In its latest study, the Global Witness says it has evidence showing how at least some of the funds were distributed among corrupt networks linked to President Joseph Kabila’s administration.

The report incriminates DRC’s state mining company Gecamines and several national tax agencies, which it says are hemorrhaging millions of dollars in suspect transactions.

“Gecamines was the ‘cash cow’ of the whole country … [but] the company is now an emaciated cow, with no more milk to feed its children,” a Gecamines worker told the Global Witness.

The report further reveals that the company, which is currently burdened with more than one billion dollars of debt, has been making suspicious transactions that involve millions of dollars in cash, while simultaneously failing to make any substantial contribution to the national treasury or invest in its own mining operations.

Previously, Gecamines used to mine up to 500,000 tons of minerals a year, but now carries out almost no mining of its own. It largely relies on offshore companies for production, according to the report.

Corruption and Mismanagement of Resources

The Global Witness also accuses DRC’s treasury and other tax agencies of colluding with prominent government officials and private companies to fleece the public coffers.

The report says these agencies are usually very secretive in their operations and are often ran by powerful individuals with close professional and personal links to the prime minister and the president.

“Each year the national tax agencies keep back a portion of mining revenues for their ‘own funds’, rather than transfer it to the treasury,” the report claims.

The agencies are also allowed by law to impose hefty fines on tax defaulters and to keep some of the fines, which sometimes can amount to hundreds of millions of dollars.

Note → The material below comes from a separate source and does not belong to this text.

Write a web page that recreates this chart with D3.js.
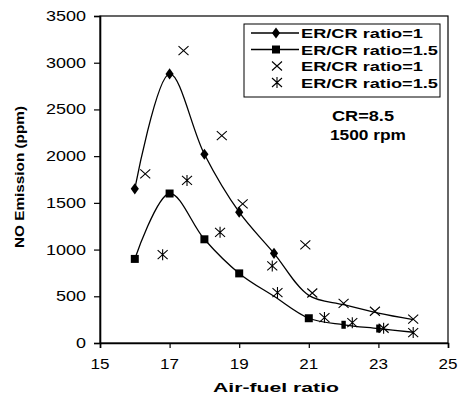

Self-Inflicted Poverty and War

Although the Democratic Republic of Congo is one of Africa’s richest countries in terms of natural resources, it still remains one of the poorest nations, with 72 per cent of its rural households and 59 per cent of urban households ranking below the poverty line.

It is estimated that majority of families in the rural areas survive on one meal a day, while nearly 40 percent of children under the age of five suffer from chronic malnutrition.

The unprecedented poverty in the DRC, which is the world’s largest producer of cobalt, has largely been attributed to run-away corruption, mismanagement of resources and continued political instability.

Currently, the central African nation is staring at a potential civil war following the indefinite postponement of presidential elections that were slated for November 2016.

The country’s opposition has accused President Kabila, who has ruled the country for more than 16 years, of postponing the election in an attempt to hang on to power.